'It's our time': U.S. midterm wins mean victory for Indigenous women worldwide, say voters and leaders
'I was smiling ear to ear. I was inspired. I thought, this is huge,' says Indigenous-Canadian expat
When the United States midterm election results starting rolling in on social media with a solid win for two Native American women to Congress, Laurie Ahdemar's heart started pounding.
"I was smiling ear to ear. I was inspired. I thought, this is huge," Ahdemar told the CBC in Blaine, Wash.
The 41-year-old Secwepemc woman moved across the border from Vancouver three years ago to join her American common law partner.
Ahdemar was ecstatic to learn that Democrat Deb Haaland, a member of the Pueblo of Laguna, and Democrat Sharice Davids, a member of the Ho-Chunk, became the first Native American women elected to Congress.
Outspoken about her frustration with Trump and Indigenous people's struggles, Haaland won New Mexico's blue-leaning First Congressional District.
Davids is a lawyer who defeated four-term Republican incumbent Kevin Yoder in Kansas. She is also the first openly lesbian congresswoman.
They join just two more Native American Congress members — Republicans Markwayne Mullin and Tom Cole, both of Oklahoma.
'This is my America, too'
The two congresswoman weren't the only Native American women who won their races in the U.S. midterm elections.
Debra Lekanoff, a Tlingit and Aleut woman originally from Alaska, beat Michael Petrish by more than 70 per cent of the vote for the Washington state House of Representatives race for the 40th Legislative District.
"It is our time, as women and women of colour, to share our incredible way of thinking, sharing and decision making," Lekanoff said.
Minnesota also met a milestone by electing its first Native American female lieutenant governor in the midterms.

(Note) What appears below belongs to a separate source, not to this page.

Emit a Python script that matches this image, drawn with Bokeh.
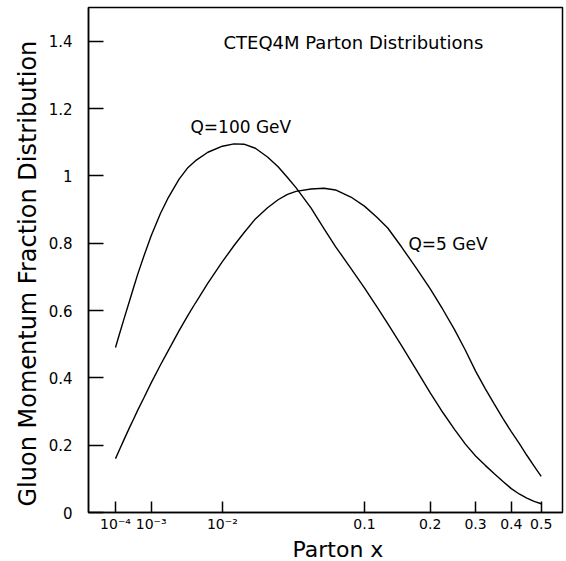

Lekanoff said her first priorities in office are protecting the Salish Sea, investing in education and protecting jobs and growing the economy. But she also thinks her heritage plays an important part in the political fabric of the U.S.
She points out that historical wrongs against Indigenous people, such as residential schools and being denied the right to vote (until 1948 in the U.S. and 1960 in Canada) prevented Indigenous people from being able to engage civically.
That history, she said, makes Native American's perspectives key.
"We will take our way of surviving into the leadership and decision-making tables, and grab arms around those tables and say we can do this better together," Lekanoff said.
"This is my America, too," she added.
'Fight for your dreams'
B.C. Minister of Advanced Education Melanie Mark was also watching the U.S. midterm results with glee.
"It's incredible, it's thrilling," she said of the Native American wins across the border.
Mark said the win is a victory for Indigenous women worldwide.
"I am always proud of anyone who can break through the glass ceiling and represent diversity," said Mark, who was the first First Nations woman to be named to cabinet in B.C.
'We might be the first, but we sure won't be the last'
Mark said as a mother she feels it's important for Indigenous kids to see themselves reflected in politics and know they can reach heights in leadership positions.
"I always tell children I meet: Don't stop believing, fight for your dreams and fight for your future," she said.
It's time, she said, that Indigenous people begin taking their place in politics — not just in their own communities but provincially and nationally.
"When I look at those women, I see the mountain we have been climbing for a long time, as Indigenous people, and we are starting to finally see the top," she said.
"We might be the first, but we sure won't be the last," she added.